Building Foundations. Applying spatial thinking requires thinking about maps, about the earth, and about spatial relationships in a unique and deliberate way. Educators need to provide students with the foundations of spatial thinking and why it is valuable. The focus should be on using it to foster critical thinking, drive inquiry, encourage community connections, build career pathways, and foster learning across a variety of subjects
Learning Key Skills. Applying spatial thinking to education requires the use of easy-to-use, yet powerful new geo-technologies, including the creation of dynamic web maps, and understanding the types of spatial data and tools currently available. The focus should be on how to use web mapping platforms to analyze a variety of issues from local to global scale, including population change, ecoregions and biomes, energy, water, human health, land use, and business.
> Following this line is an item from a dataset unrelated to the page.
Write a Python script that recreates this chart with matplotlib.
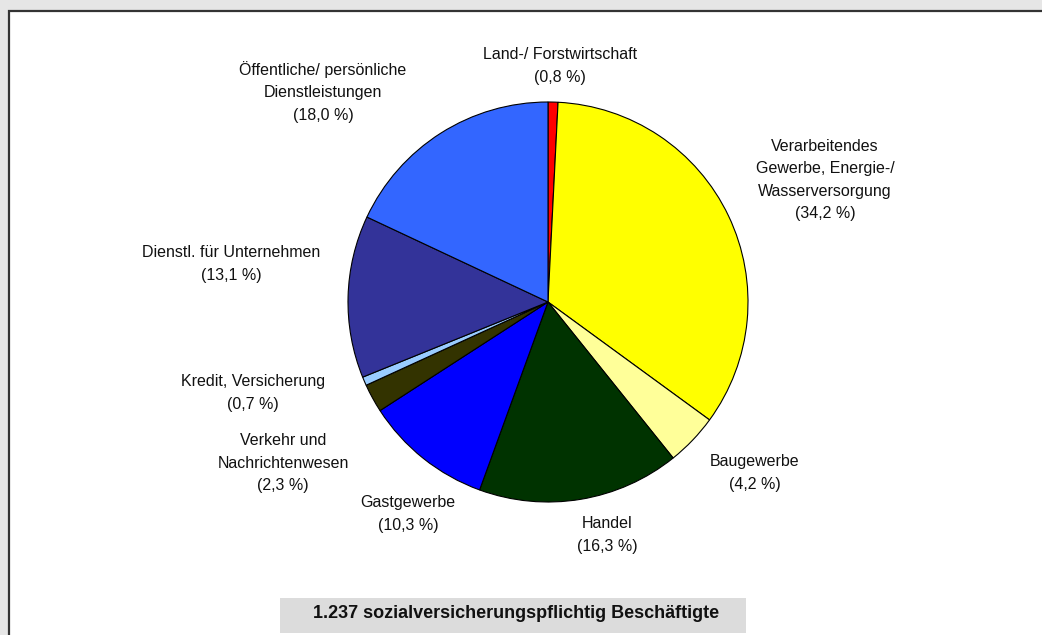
import matplotlib
matplotlib.use("Agg")
import matplotlib.pyplot as plt
from matplotlib.patches import Rectangle

plt.rcParams['font.family'] = ['Liberation Sans', 'DejaVu Sans']

# Anteile der Wirtschaftsbereiche (im Uhrzeigersinn ab 12 Uhr)
branchen = [
    'Land-/ Forstwirtschaft',
    'Verarbeitendes\nGewerbe, Energie-/\nWasserversorgung',
    'Baugewerbe',
    'Handel',
    'Gastgewerbe',
    'Verkehr und\nNachrichtenwesen',
    'Kredit, Versicherung',
    'Dienstl. für Unternehmen',
    'Öffentliche/ persönliche\nDienstleistungen',
]
anteile = [0.8, 34.2, 4.2, 16.3, 10.3, 2.3, 0.7, 13.1, 18.0]
farben = ['#ff0000', '#ffff00', '#ffff99', '#003300', '#0000ff',
          '#333300', '#99ccff', '#333399', '#3366ff']

# Beschriftungspositionen in Pixeln (x, y von oben)
label_pos = [(560, 66), (825, 180), (755, 473), (607, 535), (408, 514),
             (283, 463), (253, 393), (231, 264), (323, 92)]

gesamt = '1.237 sozialversicherungspflichtig Beschäftigte'

W, H = 1042, 635
fig = plt.figure(figsize=(W / 100, H / 100), dpi=100, facecolor='#e6e6e6')
ax = fig.add_axes([0, 0, 1, 1])

# weisser Rahmen
ax.add_patch(Rectangle((8.5, -20), W + 20, H - 10.5 + 20, facecolor='white',
                       edgecolor='#333333', linewidth=1.6, zorder=0))

ax.pie(anteile, colors=farben, startangle=90, counterclock=False,
       center=(548, H - 302), radius=200, frame=True,
       wedgeprops=dict(edgecolor='black', linewidth=0.8))
ax.set_xlim(0, W)
ax.set_ylim(0, H)
ax.set_aspect('equal')
ax.axis('off')

for name, wert, (x, y) in zip(branchen, anteile, label_pos):
    prozent = f'{wert:.1f}'.replace('.', ',')
    txt = f'{name}\n({prozent} %)'
    ax.text(x, H - y, txt, ha='center', va='center', multialignment='center',
            fontsize=11.5, linespacing=1.6, color='#111111')

# Summenfeld unten
ax.add_patch(Rectangle((280, H - 633), 466, 35, facecolor='#dcdcdc',
                       edgecolor='none', zorder=1))
ax.text(516, H - 614, gesamt, ha='center', va='center', fontsize=13,
        fontweight='bold', color='#111111', zorder=2)

fig.savefig('out.png', dpi=100, facecolor=fig.get_facecolor())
Solving Problems. Solving problems is the very reason why geo-technologies were developed. Because some problems are local in nature, you sometimes need to gather and map your own data or use real-time online data. It’s important to understand how to gather your own data in the field using probes, GPS receivers, and smartphones, how to access real-time online data, and on how to map that data with online web mapping tools. It’s also important to learn how to communicate the results of your research by combining audio, video, photographs, and text with live web maps.
Hands-on Skill Building in Geo-technologies
A number of powerful web mapping and related tools are now available for educators. The way to build familiarity and confidence in using these tools is through hands-on activities. Hands-on student activities should address themes such as considerations of scale in patterns and processes, interpreting maps and analyzing topographic, thematic, satellite imagery, and tabular data, and understanding and explaining the implications of associations, networks, and interconnections among people, places, and phenomena.
Ultimately, teaching spatial thinking and its practical applications through hands-on exploration will better prepare today’s students for tomorrow’s jobs and help shape a sustainable future for us all.